With many states now open to direct shipping, the Wine Institute and its partners are putting much effort into trying to simplify state regulations and make shipment easier — with considerable progress.
Gross and Tracy Genesen, partner, Krikland & Ellis, reported on the threat from the House bill to create state primacy in alcohol laws, via a bill introduced on the behalf of beer and liquor distributors last year.
In its reintroduced form, it has only one third the sponsors of last year, and no senator has introduced an analogue.
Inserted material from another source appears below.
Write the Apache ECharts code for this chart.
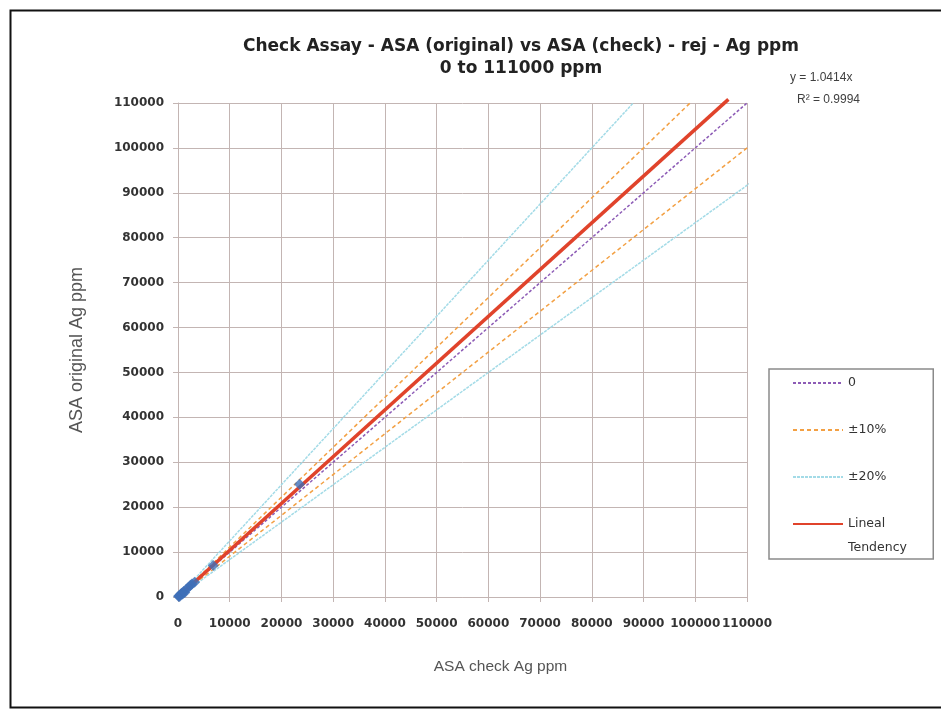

But Gross warns that distributors have made large contributions to representatives, some accepting funds the day they signed up to co-sponsor the bill.
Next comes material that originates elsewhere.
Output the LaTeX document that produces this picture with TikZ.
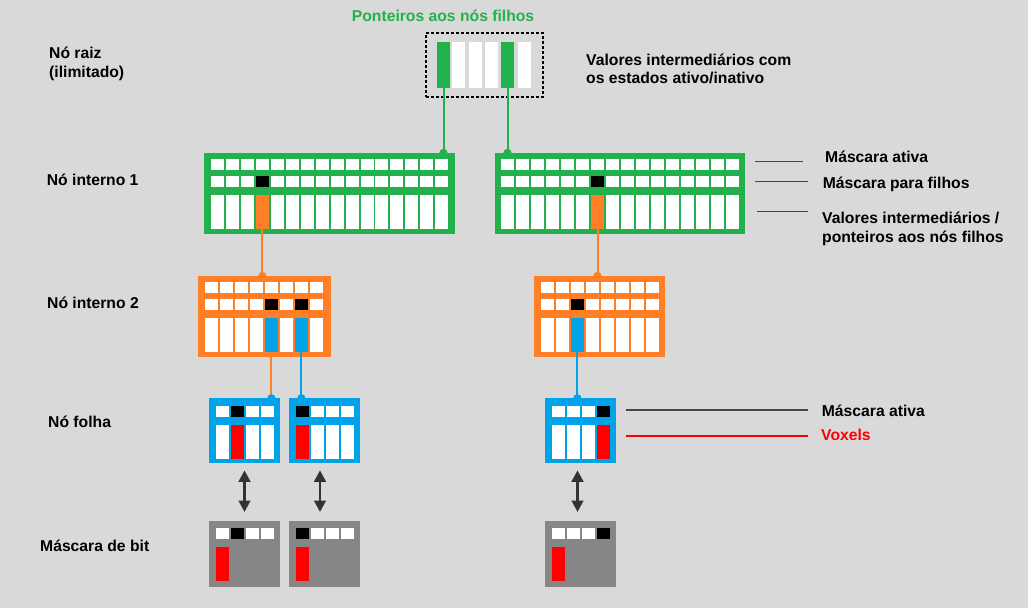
\documentclass[tikz,border=0pt]{standalone}
\usepackage{fontspec}
\setmainfont{Liberation Sans}
\usetikzlibrary{arrows.meta}
\definecolor{bg}{RGB}{217,217,217}
\definecolor{vgreen}{RGB}{34,177,76}
\definecolor{vorange}{RGB}{255,127,39}
\definecolor{vblue}{RGB}{0,162,232}
\definecolor{vred}{RGB}{255,0,0}
\definecolor{vgray}{RGB}{134,134,134}
\definecolor{varrow}{RGB}{51,51,51}
\definecolor{vlead}{RGB}{70,70,70}
% white cells: #1 x0, #2 last index, #3 pitch, #4 cell width, #5 ytop, #6 height
\newcommand\whitecells[6]{%
  \foreach \i in {0,...,#2}{\fill[white] ({#1+\i*#3},#5) rectangle ++(#4,#6);}}
\begin{document}
\begin{tikzpicture}[x=1pt,y=-1pt,
  lbl/.style={font=\fontsize{15.7}{19}\selectfont\bfseries, anchor=base west, inner sep=0},
  box/.style={anchor=north west, inner sep=0, outer sep=0},
  cell/.style={anchor=north west, inner sep=0, outer sep=0},
  conn/.style={line width=2pt},
  knob/.style={radius=4.2},
  lead/.style={line width=1.2pt, draw=vlead},
  dbl/.style={line width=2.8pt, draw=varrow, {Triangle[width=11.5pt,length=11.5pt]}-{Triangle[width=11.5pt,length=11.5pt]}}]
\useasboundingbox (0,0) rectangle (1028,608);
\fill[bg] (0,0) rectangle (1028,608);

% ---------- root node ----------
\node[box, draw=black, dash pattern=on 3pt off 2pt, line width=1.3pt, minimum width=117pt, minimum height=64pt] (root) at (426,33) {};
\node[cell, fill=vgreen, minimum width=13pt, minimum height=46pt] (g0) at (437,41.7) {};
\fill[white] (452,41.7) rectangle ++(13,46);
\fill[white] (469,41.7) rectangle ++(13,46);
\fill[white] (485,41.7) rectangle ++(13,46);
\node[cell, fill=vgreen, minimum width=13pt, minimum height=46pt] (g4) at (501,41.7) {};
\fill[white] (518,41.7) rectangle ++(13,46);

% ---------- internal node 1 ----------
\node[box, fill=vgreen, minimum width=251pt, minimum height=81pt] (n1L) at (204,153) {};
\whitecells{211}{15}{14.95}{13}{159}{11}
\whitecells{211}{15}{14.95}{13}{176}{11}
\whitecells{211}{15}{14.95}{13}{195}{33.7}
\fill[black] ({211+3*14.95},176) rectangle ++(13,11);
\node[cell, fill=vorange, minimum width=13pt, minimum height=33.7pt] (o1L) at ({211+3*14.95},195) {};

\node[box, fill=vgreen, minimum width=250pt, minimum height=81pt] (n1R) at (495,153) {};
\whitecells{501}{15}{15}{13}{159}{11}
\whitecells{501}{15}{15}{13}{176}{11}
\whitecells{501}{15}{15}{13}{195}{33.7}
\fill[black] ({501+6*15},176) rectangle ++(13,11);
\node[cell, fill=vorange, minimum width=13pt, minimum height=33.7pt] (o1R) at ({501+6*15},195) {};

% ---------- internal node 2 ----------
\node[box, fill=vorange, minimum width=132.5pt, minimum height=81pt] (n2L) at (198.3,276) {};
\whitecells{205}{7}{15}{12.7}{281.7}{11}
\whitecells{205}{7}{15}{12.7}{299}{11}
\whitecells{205}{7}{15}{12.7}{317.7}{34.6}
\fill[black] ({205+4*15},299) rectangle ++(12.7,11);
\fill[black] ({205+6*15},299) rectangle ++(12.7,11);
\node[cell, fill=vblue, minimum width=12.7pt, minimum height=34.6pt] (b2La) at ({205+4*15},317.7) {};
\node[cell, fill=vblue, minimum width=12.7pt, minimum height=34.6pt] (b2Lb) at ({205+6*15},317.7) {};

\node[box, fill=vorange, minimum width=131pt, minimum height=81pt] (n2R) at (534,276) {};
\whitecells{541}{7}{15}{12.7}{281.7}{11}
\whitecells{541}{7}{15}{12.7}{299}{11}
\whitecells{541}{7}{15}{12.7}{317.7}{34.6}
\fill[black] ({541+2*15},299) rectangle ++(12.7,11);
\node[cell, fill=vblue, minimum width=12.7pt, minimum height=34.6pt] (b2R) at ({541+2*15},317.7) {};

% ---------- leaf nodes ----------
\node[box, fill=vblue, minimum width=71pt, minimum height=65pt] (lf1) at (209,398.3) {};
\whitecells{216}{3}{15}{13}{406}{10.7}
\whitecells{216}{3}{15}{13}{425}{34}
\fill[black] ({216+1*15},406) rectangle ++(13,10.7);
\fill[vred] ({216+1*15},425) rectangle ++(13,34);

\node[box, fill=vblue, minimum width=71pt, minimum height=65pt] (lf2) at (289,398.3) {};
\whitecells{295.5}{3}{15}{13}{406}{10.7}
\whitecells{295.5}{3}{15}{13}{425}{34}
\fill[black] (295.5,406) rectangle ++(13,10.7);
\fill[vred] (295.5,425) rectangle ++(13,34);

\node[box, fill=vblue, minimum width=71pt, minimum height=65pt] (lf3) at (545,398.3) {};
\whitecells{551.7}{3}{15}{13}{406}{10.7}
\whitecells{551.7}{3}{15}{13}{425}{34}
\fill[black] ({551.7+3*15},406) rectangle ++(13,10.7);
\fill[vred] ({551.7+3*15},425) rectangle ++(13,34);

% ---------- bit masks ----------
\node[box, fill=vgray, minimum width=71pt, minimum height=66pt] (bm1) at (209,521) {};
\whitecells{216}{3}{15}{13}{527.7}{11.3}
\fill[black] ({216+1*15},527.7) rectangle ++(13,11.3);
\fill[vred] (216,546.7) rectangle ++(13,34.3);

\node[box, fill=vgray, minimum width=71pt, minimum height=66pt] (bm2) at (289,521) {};
\whitecells{295.5}{3}{15}{13}{527.7}{11.3}
\fill[black] (295.5,527.7) rectangle ++(13,11.3);
\fill[vred] (295.5,546.7) rectangle ++(13,34.3);

\node[box, fill=vgray, minimum width=71pt, minimum height=66pt] (bm3) at (545,521) {};
\whitecells{551.7}{3}{15}{13}{527.7}{11.3}
\fill[black] ({551.7+3*15},527.7) rectangle ++(13,11.3);
\fill[vred] (551.7,546.7) rectangle ++(13,34.3);

% ---------- connectors ----------
\draw[conn, vgreen] (g0.south) -- (g0.south |- n1L.north);
\fill[vgreen] (g0.south |- n1L.north) circle[knob];
\draw[conn, vgreen] (g4.south) -- (g4.south |- n1R.north);
\fill[vgreen] (g4.south |- n1R.north) circle[knob];

\draw[conn, vorange] (o1L.south) -- (o1L.south |- n2L.north);
\fill[vorange] (o1L.south |- n2L.north) circle[knob];
\draw[conn, vorange] (o1R.south) -- (o1R.south |- n2R.north);
\fill[vorange] (o1R.south |- n2R.north) circle[knob];

\draw[conn, vorange] (b2La.south) -- (b2La.south |- lf1.north);
\fill[vblue] (b2La.south |- lf1.north) circle[knob];
\draw[conn, vblue] (b2Lb.south) -- (b2Lb.south |- lf2.north);
\fill[vblue] (b2Lb.south |- lf2.north) circle[knob];
\draw[conn, vblue] (b2R.south) -- (b2R.south |- lf3.north);
\fill[vblue] (b2R.south |- lf3.north) circle[knob];

% ---------- double arrows ----------
\draw[dbl] ([yshift=-7pt]lf1.south) -- ([yshift=9pt]bm1.north);
\draw[dbl] ([xshift=-4.5pt,yshift=-7pt]lf2.south) -- ([xshift=-4.5pt,yshift=9pt]bm2.north);
\draw[dbl] ([xshift=-3pt,yshift=-7pt]lf3.south) -- ([xshift=-3pt,yshift=9pt]bm3.north);

% ---------- left labels ----------
\node[lbl] (tRaiz1) at (49,58.3) {Nó raiz};
\node[lbl] (tRaiz2) at (49,77.3) {(ilimitado)};
\node[lbl] (tInt1) at (46.7,185) {Nó interno 1};
\node[lbl] (tInt2) at (47,308.5) {Nó interno 2};
\node[lbl] (tFolha) at (48,427.5) {Nó folha};
\node[lbl] (tBit) at (40,551.5) {Máscara de bit};

% ---------- top labels ----------
\node[lbl, text=vgreen] (tPont) at (351.7,21) {Ponteiros aos nós filhos};
\node[lbl] (tVal1) at (586,65.7) {Valores intermediários com};
\node[lbl] (tVal2) at (586,83.5) {os estados ativo/inativo};

% ---------- right labels ----------
\node[lbl] (la1) at (825,162.7) {Máscara ativa};
\node[lbl] (la2) at (822.7,188) {Máscara para filhos};
\node[lbl] (la3) at (822,223.5) {Valores intermediários /};
\node[lbl] (la3b) at (822,242.5) {ponteiros aos nós filhos};
\node[lbl] (la4) at (821.7,416.5) {Máscara ativa};
\node[lbl, text=vred] (la5) at (821,440.7) {Voxels};

\coordinate (c1) at (755,161.7);
\coordinate (c2) at (755,181.7);
\coordinate (c3) at (757,211.7);
\coordinate (c4) at (626,410);
\coordinate (c5) at (626,436);
\draw[lead, shorten >=22pt] (c1) -- (c1 -| la1.west);
\draw[lead, shorten >=14.7pt] (c2) -- (c2 -| la2.west);
\draw[lead, shorten >=14pt] (c3) -- (c3 -| la3.west);
\draw[lead, shorten >=13.7pt] (c4) -- (c4 -| la4.west);
\draw[lead, draw=vred, shorten >=13pt] (c5) -- (c5 -| la5.west);
\end{tikzpicture}
\end{document}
John Hinman and Suzanne DeGalan of beverage law specialist Hinman & Carmichael, along with Jerry Jolly, a consultant to Pillsbury Winthrop Shawn Pittman, the former director of the California Alcoholic Beverage Control (ABC) bureau, gave their views of the murky issue of unlicensed third parties like magazine wine clubs and Internet sites ‘selling’ wine.
In simplified terms, they said these efforts should be regarded like a magazine ad, but warn that all transactions should be handled by the licensed seller (winery, in most cases and clearly differentiated from the ‘advertiser.’)
Retailers and so-called ‘virtual wineries,’ which are retailers in most other states, can’t legally ship wine to most states now.
Susan Evans, who handles executive liaison for industry matters for Tax and Trade Bureau, ran through proposed changes to federal alcohol regulations, none significant implemented yet.
She spent considerable time lamenting the TTB’s tight budget, which is extending time for many applications. By coincidence, an article on the Wines & Vines Internet site Tuesday reports the TTB raises almost $24 billion, yet $1 million is being cut from its $100 million budget.
Finally, Lori Ajax, district administrator of Trade Enforcement Unit, California ABC, reported on recent changes in the law, including new instruction licenses that allow wineries to pour at retailers. She also clarified some issues about warehouses, direct shipping in California, and reported on loosened rules for joint tasting rooms.
She also said the ABC has created four committees of suppliers and others interested to look at regulations — including third-party providers — for the first time.
Their first reports will be delivered soon, and could affect the ABC’s regulations and enforcement. It might also spur requests for the state Legislature to change some alcohol laws to reflect modern technology; most laws date to just after Prohibition ended.